Not sure why you think that they can't change the declaration of condominium unless it is in the members interest. They've done lots of changes not in the member's interest of the last several years.
 

YorkshireT

Well-Known Member
I won't argue with you, just read the declaration where it says it can only be unilaterally amended in the member's interests. It is there in black and white.
I'm not sure you are entirely grasping my point which is probably my fault. They would already have amended the declaration to exclude resale from exchanging into the first 14 if they could. They can't.
So the first 14 can always exchange into the original club.
For various legal reasons, I fail to see how you can have another resort joining the same club, but excluding members who are paying dues (resale) and paying for the facilities the inability to trade into the resort that has joined. That would not only be grossly unfair, and in my view potentially actionable, but it also would not fit DVCMC's fiduciary duty to act in the interests of its members who pay for it to run the club.
What they can do, is set up another club. The average member won't be aware of this, it's just DVC as far as they are concerned. All new resorts from now on go into this new club.
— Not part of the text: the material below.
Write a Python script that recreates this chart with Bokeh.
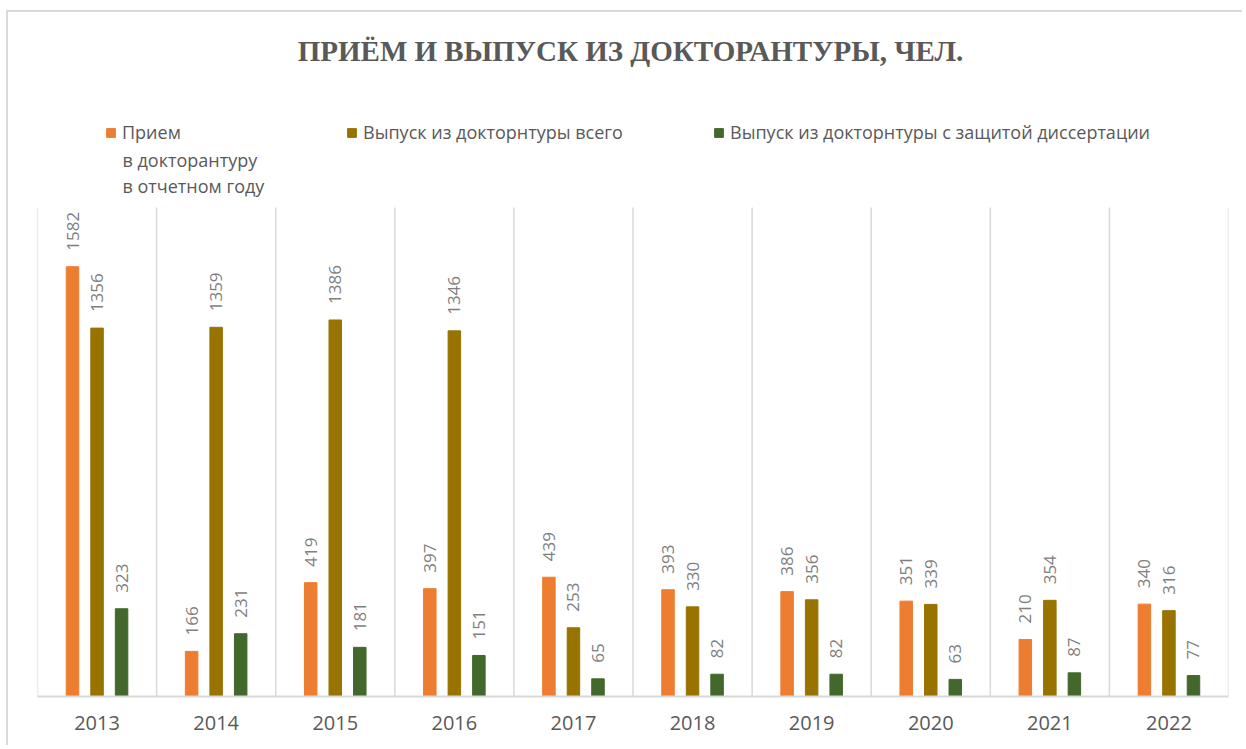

DVD can set the rules on this new club, by agreeing that a Riviera member can trade into the original DVC club, but they'll only allow direct and grandfathered to trade into the new DVC Club from the original DVC Club. Thus it's a points exchange out of the original club into the new club and into the original club from the new club. This way they get around fiduciary duties owed by the administrator of the original club, DVCMC, to to members in DVC 1.
This is my take on it, you seem to disagree, but many people seem to believe this will be how it works.
If it doesn't I'll be interested to see how they manage it.
The BVTC statement which they've apparently had to amend to facilitate this, may cast more light on this.